EMINENT DOMAIN - CALIFORNIA

Pakdel v. City and County of San Francisco

United States Court of Appeals, Ninth Circuit - March 17, 2020 - F.3d - 2020 WL 1270732 - 20 Cal. Daily Op. Serv. 2369 - 2020 Daily Journal D.A.R. 2350

Co-owners of multi-unit building owned through tenancies-in-common brought § 1983 action asserting federal regulatory takings claim against city/county, its board of supervisors, and its department of public works, relating to city/county ordinance’s requirement, for expedited conversion program to clear a backlog in lottery system for converting tenancy-in-common property to condominium property, that conversion applicants agree to offer any existing tenants lifetime leases in converted property.

The United States District Court granted defendants’ motions to dismiss for lack of subject matter jurisdiction and for failure to state a claim. Plaintiffs appealed.

The Court of Appeals held that:

City/county ordinance imposing requirement, for city/county’s expedited conversion program to clear a backlog in lottery system for converting tenancy-in-common property to condominium property, that conversion applicants agree to offer any existing tenants lifetime leases in converted property, was not an “exaction,” as would be subject to rough proportionality test for Fifth Amendment taking; lifetime lease requirement was a general requirement imposed through legislation, rather than an individualized requirement to grant property rights to the public imposed as a condition for approving a specific property development.

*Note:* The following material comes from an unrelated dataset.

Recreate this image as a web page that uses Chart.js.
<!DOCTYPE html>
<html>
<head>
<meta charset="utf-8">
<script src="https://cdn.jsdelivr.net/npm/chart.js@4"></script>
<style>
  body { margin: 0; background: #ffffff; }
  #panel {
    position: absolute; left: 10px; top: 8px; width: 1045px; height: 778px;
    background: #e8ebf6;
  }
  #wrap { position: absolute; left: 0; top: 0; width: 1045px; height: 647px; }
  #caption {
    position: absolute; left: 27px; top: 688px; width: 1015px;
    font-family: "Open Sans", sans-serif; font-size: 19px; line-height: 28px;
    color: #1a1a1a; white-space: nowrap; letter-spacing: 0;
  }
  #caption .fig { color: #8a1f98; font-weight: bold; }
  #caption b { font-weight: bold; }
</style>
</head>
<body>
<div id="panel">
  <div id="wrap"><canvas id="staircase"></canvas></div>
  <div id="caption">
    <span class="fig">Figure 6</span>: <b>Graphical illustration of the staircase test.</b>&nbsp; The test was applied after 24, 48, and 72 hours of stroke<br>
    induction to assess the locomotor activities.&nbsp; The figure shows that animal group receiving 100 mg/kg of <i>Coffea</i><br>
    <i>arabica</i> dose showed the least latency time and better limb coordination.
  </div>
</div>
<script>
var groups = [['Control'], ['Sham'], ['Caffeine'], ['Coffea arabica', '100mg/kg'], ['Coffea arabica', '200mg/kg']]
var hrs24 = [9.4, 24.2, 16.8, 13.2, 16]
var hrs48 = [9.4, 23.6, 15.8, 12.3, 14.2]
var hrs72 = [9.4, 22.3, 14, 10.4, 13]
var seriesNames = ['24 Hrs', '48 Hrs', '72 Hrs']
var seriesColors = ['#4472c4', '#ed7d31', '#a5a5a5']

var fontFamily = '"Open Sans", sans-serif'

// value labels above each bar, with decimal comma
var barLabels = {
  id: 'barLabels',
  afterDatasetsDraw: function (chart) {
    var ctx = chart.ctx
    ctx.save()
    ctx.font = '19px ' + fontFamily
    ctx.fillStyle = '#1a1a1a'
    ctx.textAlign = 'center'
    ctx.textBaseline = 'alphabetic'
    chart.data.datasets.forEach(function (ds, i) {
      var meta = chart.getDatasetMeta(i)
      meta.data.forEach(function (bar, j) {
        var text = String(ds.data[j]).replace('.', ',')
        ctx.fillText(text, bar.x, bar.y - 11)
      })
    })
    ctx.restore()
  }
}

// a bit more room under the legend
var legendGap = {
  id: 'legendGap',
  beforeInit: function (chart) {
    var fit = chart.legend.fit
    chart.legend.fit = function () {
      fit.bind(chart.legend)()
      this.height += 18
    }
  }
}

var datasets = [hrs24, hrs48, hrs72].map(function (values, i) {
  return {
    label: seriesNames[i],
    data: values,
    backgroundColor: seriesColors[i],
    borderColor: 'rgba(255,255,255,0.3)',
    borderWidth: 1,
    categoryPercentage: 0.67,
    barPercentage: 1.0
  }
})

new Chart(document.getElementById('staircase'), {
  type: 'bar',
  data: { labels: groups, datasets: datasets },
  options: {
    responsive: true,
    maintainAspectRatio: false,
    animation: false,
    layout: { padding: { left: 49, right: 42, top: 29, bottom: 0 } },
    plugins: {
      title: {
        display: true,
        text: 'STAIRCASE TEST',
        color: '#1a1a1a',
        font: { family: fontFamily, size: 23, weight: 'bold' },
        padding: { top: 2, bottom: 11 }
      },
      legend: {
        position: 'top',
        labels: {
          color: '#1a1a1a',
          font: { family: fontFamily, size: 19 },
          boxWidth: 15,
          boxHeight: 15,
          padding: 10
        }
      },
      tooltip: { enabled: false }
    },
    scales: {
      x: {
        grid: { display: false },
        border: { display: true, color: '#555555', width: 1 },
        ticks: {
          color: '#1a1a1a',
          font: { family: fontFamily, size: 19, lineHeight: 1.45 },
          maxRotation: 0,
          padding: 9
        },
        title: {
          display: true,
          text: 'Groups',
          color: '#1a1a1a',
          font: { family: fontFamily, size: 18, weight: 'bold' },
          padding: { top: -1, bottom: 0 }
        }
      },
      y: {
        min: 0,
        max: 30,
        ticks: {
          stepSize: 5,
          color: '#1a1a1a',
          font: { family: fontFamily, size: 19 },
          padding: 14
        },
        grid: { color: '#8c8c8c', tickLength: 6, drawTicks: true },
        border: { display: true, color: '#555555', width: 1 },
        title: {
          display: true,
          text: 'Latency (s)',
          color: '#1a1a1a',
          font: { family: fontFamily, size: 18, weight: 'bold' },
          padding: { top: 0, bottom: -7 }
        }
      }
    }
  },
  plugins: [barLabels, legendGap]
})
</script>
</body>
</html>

City/county ordinance imposing requirement, for city/county’s expedited conversion program to clear a backlog in lottery system for converting tenancy-in-common property to condominium property, that conversion applicants agree to offer any existing tenants lifetime leases in converted property, was not a physical taking, for purposes of Fifth Amendment taking claim asserted by plaintiff co-owners of multi-unit building owned as tenancies-in-common, where plaintiffs voluntarily applied for conversion under the program.

Co-owners of multi-unit building owned through tenancies-in-common failed to show final decision by city/county applying the challenged ordinance to co-owners’ property, as would be required for ripeness for adjudication, in federal court, of federal regulatory takings claim asserted in § 1983 action against city/county, where a final decision was made before co-owners belatedly sought an exemption, from city’s department of public works, from being required under the ordinance to offer any existing tenants post-conversion lifetime leases, which requirement was part of city/county’s expedited conversion program to clear a backlog in lottery system for converting tenancy-in-common property to condominium property.

Federal court of appeals would not exercise its discretion to excuse co-owners of multi-unit building owned through tenancies-in-common from nonjurisdictional prudential requirement, for ripeness for federal court’s adjudication of federal regulatory takings claim, of showing final decision by city/county applying challenged ordinance to co-owners’ property, on co-owners’ appeal from dismissal of § 1983 action challenging ordinance’s requirement, for expedited conversion program to clear a backlog in lottery system for converting tenancy-in-common property to condominium property, that conversion applicants agree to offer any existing tenants lifetime leases in converted property, where there were no concerns about different claims proceeding simultaneously in state and federal court, and city/county raised ripeness issue at first opportunity.